I have loved Jorge Luis Borges since I first set eyes upon his work in Spanish class my junior year of high school. I couldn't understand him nearly as well in those days, but I still loved his stories. I am currently rereading his collected short fictions in English, as translated by Andrew Huxley and published by Penguin. One of the things I love most about Borges is that he challenges me, but without making me feel stupid or ignorant, as so many writers tend to do. Whether or not it's intentional, writers are sometimes too intellectual for their own good and it creates an aversion in the reader. But not Borges. Rather, his stories are so compelling and the context so unique, I am eager to pull out my dictionary and look up both the meaning and the subtext of his words.
I shall give you a particularly awesome example from a story called "The Cruel Redeemer Lazarus Morell." The word is alluvium. Dictionary.com (who's definition in this case is more complete than my usual standby Merriam-Webster.com) cites the primary definition of alluvium in two parts: (1) a deposit of sand, mud, etc., formed by flowing water, and (2) the sedimentary matter deposited thus within recent times, esp. in the valleys of large rivers. However, in a subsequent definition, #5 of 6, it states "Sand, silt, clay, gravel, or other matter deposited by flowing water, as in a riverbed, floodplain, delta, or alluvial fan. Alluvium is generally considered a young deposit in terms of geologic time." The latter part of this will be praised for its relevance and cleverness in just a moment.

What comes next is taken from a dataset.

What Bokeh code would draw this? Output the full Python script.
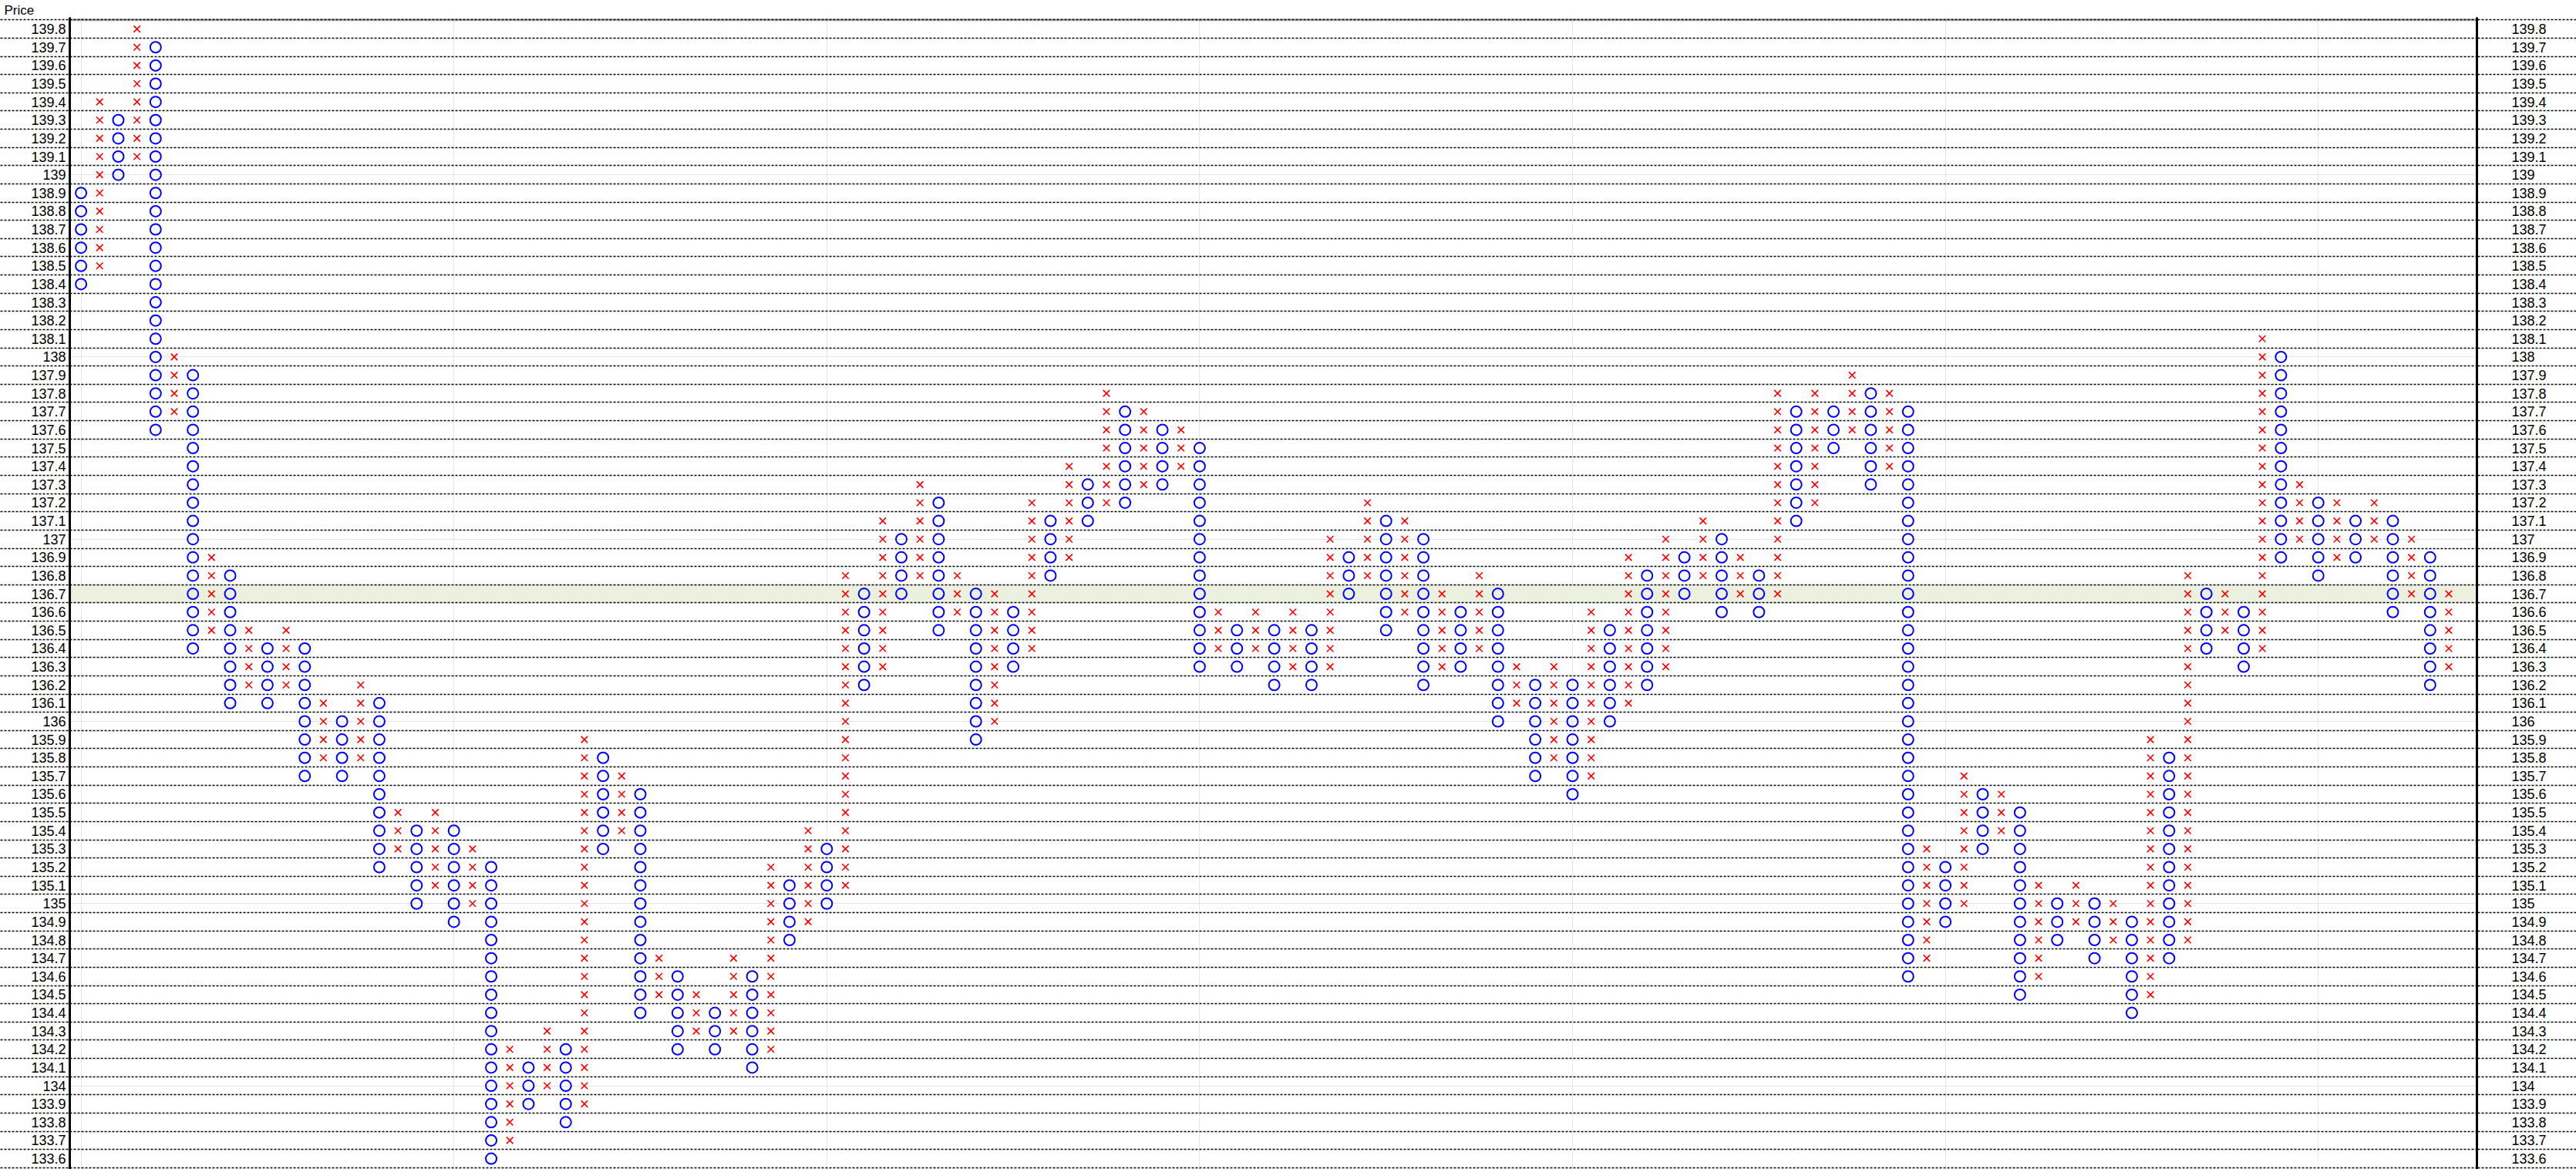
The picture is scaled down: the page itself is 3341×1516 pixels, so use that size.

Now, in the case of "The Cruel Redeemer Lazarus Morell," Borges begins the story by introducing the peoples of the Mississippi River Delta during the height of slavery. Specifically with alluvium, describing the relationship of Christianity (which is crucial to Morell's character) and the slaves: "In the early nineteenth century (the period that interests us) the vast cotton plantations on the riverbanks were worked from sunup to sundown by Negro slaves...Onto an alluvium of beastlike hopefulness and African fear there had sifted the words of the Scripture; their faith, therefore, was Christian...The Mississippi served them as a magnificent image of the solid Jordan." I cannot stress enough how much I LOVE the use of the word alluvium here. It ties together everything that he is speaking to. Literally, the Mississippi Delta probably had its own alluvium, as alluvium often collects in a delta or floodplain. Metaphorically, the youngness of alluvium "in geological times" referring to the newness of Christianity to the slaves, and their own newness in America as a country. Then symbolically, almost as though in the way that alluvium is a natural substance, and force, that cannot be contained, so religion was forced (either culturally or literally) upon the slaves. And then of course I love it purely for it's rareness and unconventionality. The word is just so multi-faceted in its use, and it's amazing.